Die Proteste der wissenschaftlichen Gemeinschaft seien besonders heftig, da die frühere Leitung des Wissenschaftsministeriums so viel Vertrauen und Hoffnung auf positive Veränderungen nach den Wahlen geweckt habe. Innerhalb weniger Monate sei dieses Vertrauen verspielt worden. Die Leitung des Ministeriums durch die Linke werde für die Geschichte der polnischen Wissenschaft so bedeutsam sein wie ein Banküberfall, schreibt die DGP. Zuvor sei die Lage jedoch kaum besser gewesen, denn jeder Wissenschaftsminister der letzten Jahre sei schlechter bewertet worden als sein Vorgänger, unabhängig von der politischen Zugehörigkeit.
Wenn nun die überwiegend liberale wissenschaftliche Gemeinschaft in Polen, die der Linken nahesteht, feststellt, dass sie unter dem früheren nationalkonservativen Minister wenigstens wusste, was zu erwarten war, dann habe die polnische Linke einen Weltrekord in der Entfremdung ihrer natürlichen politischen Basis aufgestellt. Indem sie den scheinbar „unwichtigen“ wissenschaftlichen Teil der Politik als politische Beute betrachteten, habe die Linke zur größten Imagekrise der Regierung beigetragen, schließt die DGP.
DoRzeczy: Trump setzt auf gesunden Menschenverstand
Der Chefredakteur der rechtskonservativen Wochenzeitung Do Rzeczy kommentiert das Interview von Donald Trump mit dem ebenfalls rechtskonservativen privaten Fernsehsender TV Republika. In diesem Gespräch erklärte Trump, dass die Andeutungen seiner Rivalin Kamala Harris, die Vereinigten Staaten könnten Polen während seiner Präsidentschaft im Stich lassen, eine Lüge seien. Keiner habe so viel für Polen getan wie er. Trump betonte auch, dass er die NATO gestärkt habe, indem er rückständige Mitgliedstaaten unter Druck gesetzt habe, ihren vereinbarten Beitrag zur kollektiven Verteidigung zu leisten.
Wie Paweł Lisicki anmerkt, lohne es sich, auf Trump zu setzen, da er von gesundem Menschenverstand und Eigeninteresse geleitet werde. Trump habe verstanden, dass die NATO nur dann langfristig funktionieren könne, wenn alle Mitglieder ihren Beitrag leisten.
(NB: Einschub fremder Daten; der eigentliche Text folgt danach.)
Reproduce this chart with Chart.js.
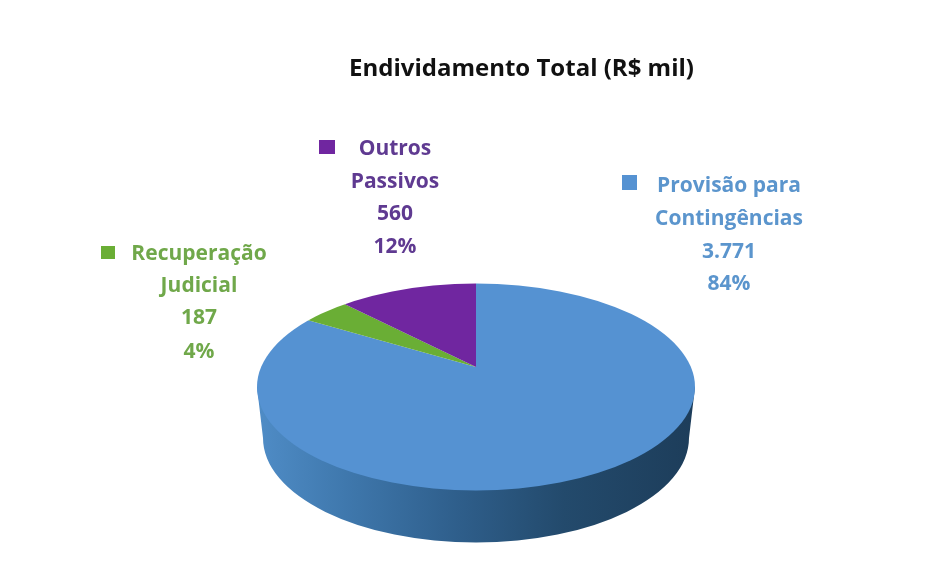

Lisicki führt weiter aus, dass die USA nicht alleine für alles bezahlen und Verantwortung übernehmen können, während die anderen Bündnispartner keinen Beitrag leisten und dennoch mit US-Geldern versorgt werden. Nach Lisicki verbindet Trump das nationale Interesse mit dem Gemeinschaftsinteresse und glaubt mehr an diese pragmatische Herangehensweise als an globalistisch-utopische Projekte, die lediglich viele schöne Worte hervorbringen, aber im Wesentlichen leer bleiben. Wenn es ums Bezahlen gehe, gäbe es keine Partner, und die ganze Sache verpuffe.
Zudem wiederhole Trump in dem Interview, dass Putin es nicht gewagt hätte, in die Ukraine einzumarschieren, wenn er US-Präsident gewesen wäre. Heute liege die Ukraine in Schutt und Asche, viele Menschen seien getötet worden. Wäre die Führung in Washington kompetent gewesen, so Lisicki, wäre diese Tragödie seiner Meinung nach nie passiert.